What is the assignment?
Build a Multimodal Atlas for a Role-Playing Game
The final project for this course is a twenty-page “Atlas” where you develop a world for use in a future game project. Format this Atlas in the style of a supplement for a role-playing game and include within it any rules, charts, tables, or images necessary to establish the fiction. It is okay if you prepare this as a supplement to an existing roleplaying system. If you do, please flag which system you are supplementing with this work. Students are expected to consider the people who inhabit this world, their cultural and political beliefs, as well as the world’s architecture, topography, technology, and fantastic twists. These projects will be evaluated by their creative merit, the interplay between people, culture, and technology within the world, as well as the world’s aesthetic appeal, and originality.
How does it work?
With this assignment my goal is to get students thinking creatively about what it means to construct a living breathing world that a game can take place within. So much of game design focuses on engineering the mechanical aspects of fun and this assignment is aimed at encouraging students to see how design can also be about thinking logically about fiction.

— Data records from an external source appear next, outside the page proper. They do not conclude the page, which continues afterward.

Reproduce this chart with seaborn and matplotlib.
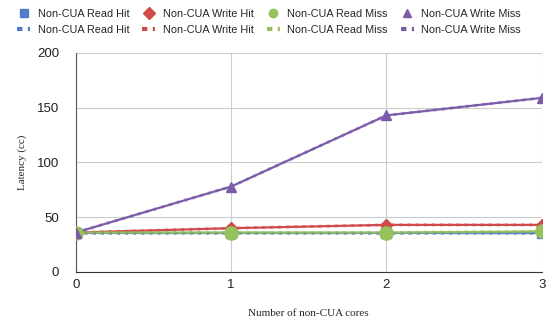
import pandas as pd
import matplotlib.pyplot as plt
import seaborn as sns
from matplotlib.lines import Line2D

# data
cores = [0, 1, 2, 3]
read_hit = [36, 36, 36, 36]
write_hit = [36, 40, 43, 43]
read_miss = [36, 36, 36, 37]
write_miss = [36, 78, 143, 159]

names = ["Non-CUA Read Hit", "Non-CUA Write Hit", "Non-CUA Read Miss", "Non-CUA Write Miss"]
series = [read_hit, write_hit, read_miss, write_miss]
colors = ["#4f7ec6", "#d04a4a", "#96c15c", "#7c5ca8"]
markers = ["s", "D", "o", "^"]
sizes = [6.5, 6.5, 9.5, 7.5]

rows = []
for n, vals in zip(names, series):
    for c, v in zip(cores, vals):
        rows.append({"cores": c, "latency": v, "series": n})
df = pd.DataFrame(rows)

sns.set_style("white")
plt.rcParams["font.family"] = ["Liberation Sans", "DejaVu Sans"]

fig = plt.figure(figsize=(5.49, 3.23), dpi=100)
ax = fig.add_axes([0.138, 0.158, 0.849, 0.678])

# solid connecting lines with a dotted overlay (the "trend" series)
sns.lineplot(data=df, x="cores", y="latency", hue="series", palette=colors,
             hue_order=names, linewidth=1.6, legend=False, ax=ax, zorder=2)
sns.lineplot(data=df, x="cores", y="latency", hue="series", palette=colors,
             hue_order=names, linewidth=2.2, linestyle=":", alpha=0.6,
             legend=False, ax=ax, zorder=2)
for n, col, m, s in zip(names, colors, markers, sizes):
    d = df[df["series"] == n]
    ax.plot(d["cores"], d["latency"], linestyle="none", marker=m, ms=s,
            color=col, zorder=3)

ax.set_xlim(0, 3)
ax.set_ylim(0, 200)
ax.set_xticks([0, 1, 2, 3])
ax.set_yticks([0, 50, 100, 150, 200])
ax.grid(True, color="#cccccc", linewidth=0.8)
ax.set_axisbelow(True)
for sp in ["top", "right"]:
    ax.spines[sp].set_visible(False)
ax.spines["left"].set_color("#555555")
ax.spines["bottom"].set_color("#333333")
ax.tick_params(axis="y", length=9, color="#cccccc", labelsize=9.5, labelcolor="#222222", pad=3)
ax.tick_params(axis="x", length=0, labelsize=9.5, labelcolor="#222222", pad=5)

ax.set_xlabel("Number of non-CUA cores", family="Liberation Serif", fontsize=8, labelpad=13)
ax.set_ylabel("Latency (cc)", family="Liberation Serif", fontsize=8, labelpad=7)

handles, labels = [], []
for n, col, m in zip(names, colors, markers):
    handles.append(Line2D([], [], linestyle="none", marker=m, ms=6, color=col))
    labels.append(n)
    handles.append(Line2D([], [], linestyle=(0, (1.3, 1.3)), lw=3, color=col,
                          dash_capstyle="butt"))
    labels.append(n)
fig.legend(handles, labels, ncol=4, loc="upper center", bbox_to_anchor=(0.49, 0.993),
           frameon=False, fontsize=7.8, handlelength=1.2, handletextpad=0.7,
           columnspacing=1.2, labelspacing=0.6, borderaxespad=0.2)

fig.savefig("out.png", dpi=100)
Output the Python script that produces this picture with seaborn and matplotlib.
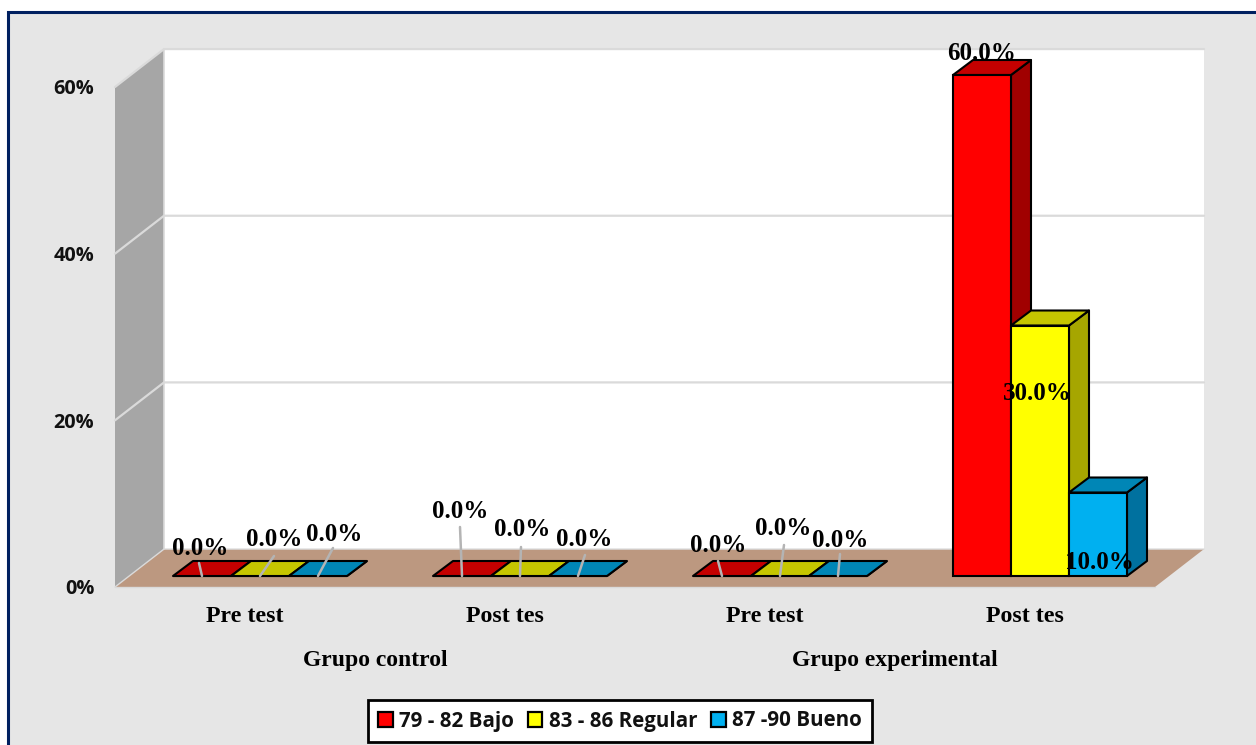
import matplotlib
matplotlib.use('Agg')
import matplotlib.pyplot as plt
from matplotlib.patches import Polygon, Rectangle
import pandas as pd
import seaborn as sns

# Chart values
groups = ['Grupo control', 'Grupo experimental']
tests = ['Pre test', 'Post tes', 'Pre test', 'Post tes']
levels = ['79 - 82 Bajo', '83 - 86 Regular', '87 -90 Bueno']
bajo = [0.0, 0.0, 0.0, 60.0]
regular = [0.0, 0.0, 0.0, 30.0]
bueno = [0.0, 0.0, 0.0, 10.0]
y_ticks = [0, 20, 40, 60]

# Colours: front, top, side
front_colors = ['#FF0000', '#FFFF00', '#00B0F0']
top_colors = ['#C40000', '#C6C600', '#0086B6']
side_colors = ['#A00000', '#A6A600', '#00719F']

# Label offsets from the bar base in pixels, one row per level
label_offsets = [[(-2, 27.5), (-2, 64.5), (-4, 30.5), (0, 522)],
                 [(14, 36.5), (2, 46.5), (3, 47.5), (-3, 182.5)],
                 [(16, 41.5), (6, 36.5), (2, 35.5), (1, 13.5)]]
leader_tips = [[(-3, 13), (-2, 49), (-4, 15), None],
               [(14, 20), (1, 29), (4, 31), None],
               [(15, 28), (7, 21), (2, 22), None]]

W, H = 1256, 745
px_per_cat = 260
px_per_pct = 8.35


def rect(left, top, right, bottom):
    return [left / W, 1 - bottom / H, (right - left) / W, (bottom - top) / H]


sns.set_style('white')
plt.rcParams['font.family'] = ['Liberation Serif', 'DejaVu Sans']

df = pd.DataFrame({
    'slot': [f'{i}' for i in range(4)] * 3,
    'level': [lv for lv in levels for _ in range(4)],
    'value': bajo + regular + bueno,
})

fig = plt.figure(figsize=(W / 100, H / 100), dpi=100, facecolor='white')

# Grey chart area with the dark border
fig.add_artist(Rectangle((8 / W, -0.05), 1.1, 1.05 - 12 / H, transform=fig.transFigure,
                         facecolor='#E6E6E6', edgecolor='#002060', linewidth=2.2, zorder=-1))

# Front plane of the box: carries the axis labels, walls and floor
ax_wall = fig.add_axes(rect(115, 87, 1155, 587))
ax_wall.set_facecolor('none')
ax_wall.set_xlim(-0.5, 3.5)
ax_wall.set_ylim(0, 60)
sns.despine(ax=ax_wall, left=True, bottom=True)

dx_wall = 49 / px_per_cat
dy_wall = 38 / px_per_pct
x0, x1 = -0.5, 3.5
y0, y1 = 0, 60
grid_color = '#DADADA'

ax_wall.add_patch(Polygon([(x0 + dx_wall, y0 + dy_wall), (x1 + dx_wall, y0 + dy_wall),
                           (x1 + dx_wall, y1 + dy_wall), (x0 + dx_wall, y1 + dy_wall)],
                          facecolor='white', edgecolor='none', clip_on=False))
ax_wall.add_patch(Polygon([(x0, y0), (x0 + dx_wall, y0 + dy_wall),
                           (x0 + dx_wall, y1 + dy_wall), (x0, y1)],
                          facecolor='#A6A6A6', edgecolor='none', clip_on=False))
ax_wall.add_patch(Polygon([(x0, y0), (x1, y0), (x1 + dx_wall, y0 + dy_wall),
                           (x0 + dx_wall, y0 + dy_wall)],
                          facecolor='#BC9880', edgecolor='none', clip_on=False))
for t in y_ticks[1:]:
    ax_wall.plot([x0, x0 + dx_wall, x1 + dx_wall], [t, t + dy_wall, t + dy_wall],
                 color=grid_color, lw=1.6, clip_on=False)
ax_wall.plot([x0 + dx_wall, x0 + dx_wall], [y0 + dy_wall, y1 + dy_wall],
             color=grid_color, lw=1.2, clip_on=False)
ax_wall.plot([x0, x0 + dx_wall, x1 + dx_wall], [y0, y0 + dy_wall, y0 + dy_wall],
             color=grid_color, lw=1.0, clip_on=False)
ax_wall.plot([x0, x1], [y0, y0], color=grid_color, lw=1.0, clip_on=False)

ax_wall.set_yticks(y_ticks)
ax_wall.set_yticklabels([f'{t}%' for t in y_ticks], family='Open Sans', weight='bold',
                        fontsize=14.3, color='#111111')
ax_wall.set_xticks(range(4))
ax_wall.set_xticklabels(tests, weight='bold', fontsize=17.2, color='black')
ax_wall.tick_params(axis='y', length=0, pad=15)
ax_wall.tick_params(axis='x', length=0, pad=13.5)
for i, g in enumerate(groups):
    ax_wall.text(2 * i + 0.5, -8.8, g, ha='center', va='center', weight='bold',
                 fontsize=17, color='black', clip_on=False)

# Bars sit a little inside the box
ax = fig.add_axes(rect(130, 576 - 60 * px_per_pct, 1170, 576))
ax.set_facecolor('none')
sns.barplot(data=df, x='slot', y='value', hue='level', hue_order=levels, palette=front_colors,
            width=174 / px_per_cat, gap=0, saturation=1, edgecolor='black', linewidth=1.5, ax=ax)
ax.set_xlim(-0.5, 3.5)
ax.set_ylim(0, 60)
handles, labels = ax.get_legend_handles_labels()
ax.get_legend().remove()
ax.axis('off')

dx_bar = 20 / px_per_cat
dy_bar = 15 / px_per_pct

for k, container in enumerate(ax.containers):
    for j, bar in enumerate(container):
        bx, bw, bh = bar.get_x(), bar.get_width(), bar.get_height()
        bar.set_zorder(3)
        bar.set_clip_on(False)
        ax.add_patch(Polygon([(bx + bw, 0), (bx + bw + dx_bar, dy_bar),
                              (bx + bw + dx_bar, bh + dy_bar), (bx + bw, bh)],
                             facecolor=side_colors[k], edgecolor='black', linewidth=1.5,
                             joinstyle='round', clip_on=False, zorder=2))
        ax.add_patch(Polygon([(bx, bh), (bx + bw, bh), (bx + bw + dx_bar, bh + dy_bar),
                              (bx + dx_bar, bh + dy_bar)],
                             facecolor=top_colors[k], edgecolor='black', linewidth=1.5,
                             joinstyle='round', clip_on=False, zorder=2.5 if bh > 0 else 4))
        cx = bx + bw / 2
        tip = leader_tips[k][j]
        if tip is not None:
            ax.plot([cx, cx + tip[0] / px_per_cat], [0, tip[1] / px_per_pct],
                    color='#B4B4B4', lw=1.8, clip_on=False, zorder=5)
        off = label_offsets[k][j]
        # the tall bar's top face hides the foot of its label
        ax.text(cx + off[0] / px_per_cat, off[1] / px_per_pct, f'{bh:.1f}%', ha='center', va='center',
                fontsize=18, weight='bold', color='black', clip_on=False,
                zorder=2.2 if bh == 60 else 6)

# Legend
leg = fig.legend(handles, labels, loc='center', bbox_to_anchor=(620 / W, 1 - 721 / H), ncol=3,
                 frameon=True, fancybox=False, framealpha=1, edgecolor='black',
                 handlelength=0.7, handleheight=0.7, handletextpad=0.3, columnspacing=0.7,
                 borderpad=0.5, borderaxespad=0, labelcolor='#111111',
                 prop={'family': 'Open Sans', 'weight': 'bold', 'size': 14.8})
leg.get_frame().set_linewidth(2)
for h in leg.legend_handles:
    h.set_edgecolor('black')
    h.set_linewidth(1.6)

fig.savefig('out.png', dpi=100, facecolor=fig.get_facecolor())
plt.close(fig)
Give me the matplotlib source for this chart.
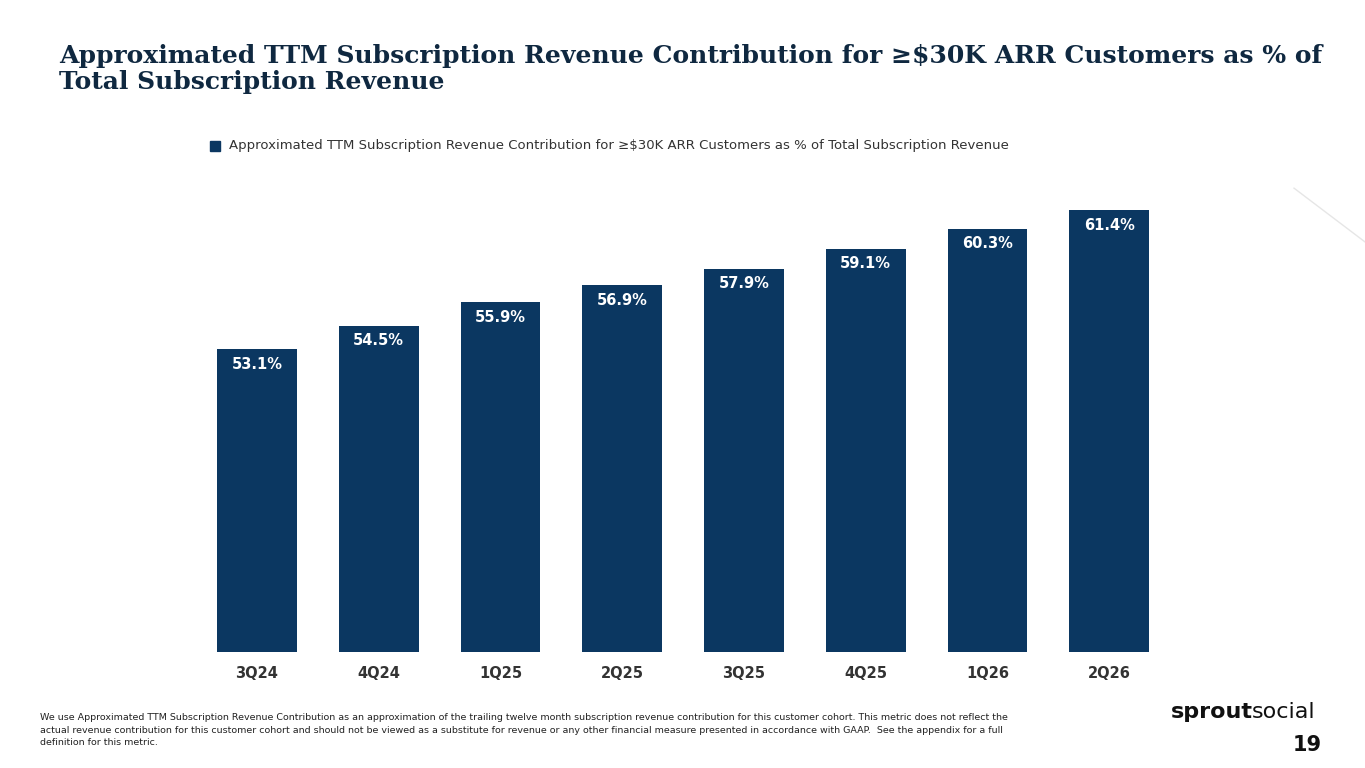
import matplotlib.pyplot as plt
from matplotlib.patches import Rectangle

quarters = ["3Q24", "4Q24", "1Q25", "2Q25", "3Q25", "4Q25", "1Q26", "2Q26"]
values = [53.1, 54.5, 55.9, 56.9, 57.9, 59.1, 60.3, 61.4]
series_name = "Approximated TTM Subscription Revenue Contribution for ≥$30K ARR Customers as % of Total Subscription Revenue"

navy = "#0b3761"
fig = plt.figure(figsize=(13.65, 7.68), dpi=100)
fig.patch.set_facecolor("white")

# title
fig.text(0.043, 0.91, "Approximated TTM Subscription Revenue Contribution for ≥$30K ARR Customers as % of\nTotal Subscription Revenue",
         fontsize=18, fontweight="bold", family=["DejaVu Serif"], color="#0f2840",
         va="center", ha="left", linespacing=1.1)

ax = fig.add_axes([0.1436, 0.151, 0.7136, 0.656])
x = range(len(quarters))
ax.bar(x, values, width=0.655, color=navy)
for i, v in zip(x, values):
    ax.text(i, v - 0.45, f"{v}%", ha="center", va="top", color="white",
            fontsize=10.5, fontweight="bold")
ax.set_xlim(-0.5, 7.5)
ax.set_ylim(35, 65.1)
ax.set_xticks(list(x))
ax.set_xticklabels(quarters, fontsize=10.5, fontweight="bold", color="#333333")
ax.tick_params(axis="x", length=0, pad=10)
ax.set_yticks([])
for s in ax.spines.values():
    s.set_visible(False)

# legend
fig.patches.append(Rectangle((0.154, 0.803), 0.0075, 0.013, transform=fig.transFigure,
                             color=navy))
fig.text(0.168, 0.810, series_name, fontsize=9.5, color="#333333", va="center")

# footnote
fig.text(0.029, 0.027,
         "We use Approximated TTM Subscription Revenue Contribution as an approximation of the trailing twelve month subscription revenue contribution for this customer cohort. This metric does not reflect the\n"
         "actual revenue contribution for this customer cohort and should not be viewed as a substitute for revenue or any other financial measure presented in accordance with GAAP.  See the appendix for a full\n"
         "definition for this metric.",
         fontsize=6.8, color="#222222", va="bottom", ha="left", linespacing=1.5)

# logo and page number
fig.text(0.858, 0.073, "sprout", fontsize=16, fontweight="bold", color="#111111", va="center")
fig.text(0.917, 0.073, "social", fontsize=16, color="#111111", va="center")
fig.text(0.968, 0.03, "19", fontsize=15, fontweight="bold", color="#111111", ha="right", va="center")

# faint decorative line
fig.add_artist(plt.Line2D([0.948, 1.0], [0.755, 0.685], color="#e6e6e6", lw=1))

fig.savefig("out.png", dpi=100)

I thought that making students design an atlas would be helpful because it encourages a sort of analytic thinking about social, geographic, and cultural concepts. It is very much an assignment that encourages students to consider how they are communicating key pieces of information to their readers.
Student Artifact:
Jessie Archer created an Atlas for a game-world titled “The Glacial Outpost.” Her Atlas is an excellent example of the thinking that one needs to do for worldbuilding. Even though Jessie created a really fun and silly world (a penguin society!), each aspect links to the needs of the society that she is spotlighting and a game-player could easily imagine exploring the world if they were playing the game.
View Jessie’s Atlas here.
What do students say?
“When creating The Glacial Outpost Atlas, I spent a considerable amount of time researching how penguins and puffins are capable of surviving against the odds of frigid temperatures and aggressive predators. With innate survival skills, they proved to be an outstanding source of inspiration, and I modeled the fishing technology in my world as a way to augment their existing capabilities as survivors. I really enjoyed working on this assignment, as it allowed me to showcase the pairing of academia with creativity by having the opportunity to worldbuild, which is crucial to my major.”
– Jessie Archer
Why does this work?
After studying and analyzing different game-worlds throughout the quarter, students are given the opportunity to compose their own multimodal Atlas for their own game world. Through world-building, students develop multimodal communication skills by composing their own maps, legends, and descriptions. Students also have a clear audience that they are writing to – the players of their game.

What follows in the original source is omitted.